Several of the college pitchers the Blue Jays interviewed at the combine asked about the unique progression of Trey Yesavage, something the right-hander selected 20th overall in 2024 was excited to hear.

“I hope a lot of future big-leaguers can do the same thing I did,” said Yesavage. “I had a conversation about (getting to the big leagues so quickly) and was asked if I got moved too fast or whatever. I said no. You get thrown in the situation and either come out on top or you adjust to be at your best in the situation. So I think it’s not a bad thing to move too fast if the guys go out and play.”

The Blue Jays obviously agree, but told the pitchers they met with that “obviously what he did, to only throw so many innings in the minor leagues and then get to the big leagues and start in the World Series, that’s certainly an outlier,” said Tramuta. 

“They want to get there as quickly as they can, but we want to make sure they’re ready,” he continued. “It seems as though Major League Baseball and farm systems are being a little bit more aggressive in pushing players up levels, so they’re getting there a little bit quicker than maybe they used to. … But I think what they’re more concerned with is how are we going to develop them from the start of their career, not necessarily when they’re going to get there.”

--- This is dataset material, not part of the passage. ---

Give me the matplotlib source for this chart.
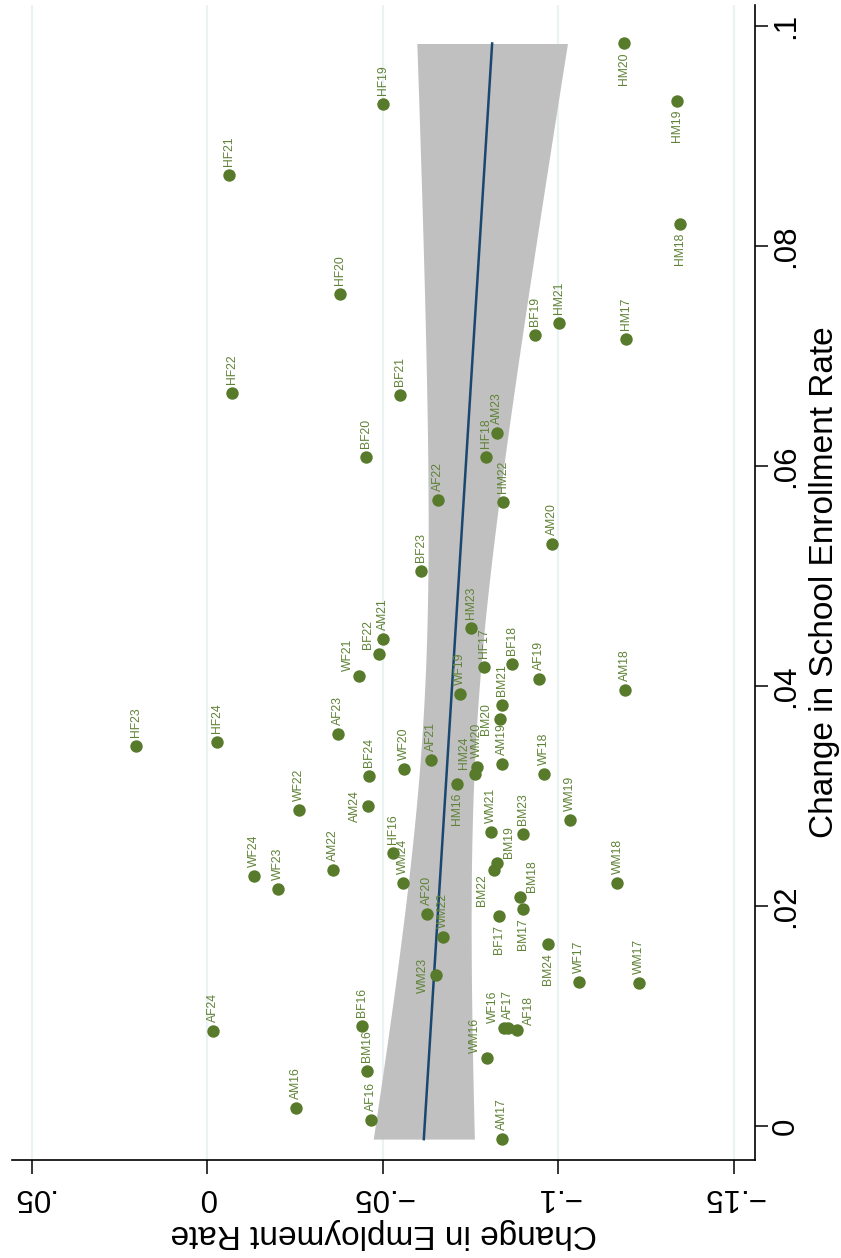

The Blue Jays met with lefty Sean Duncan of Port Coquitlam, B.C., and infielder Elliot Lascelles of Toronto — two of the top Canadians available in the draft — during the combine, and both were described as impressive.

They’re part of a strong Canadian class that also includes Indiana State outfielder Carter Beck of Candruff, Sask., infielder Robert Omidi of Mississauga, Ont., and infielder Taj Marchand, who was born in Charleston, S.C., to Canadian father Hugo Marchand, a Montrealer drafted in the seventh round by the Toronto Maple Leafs in 1997.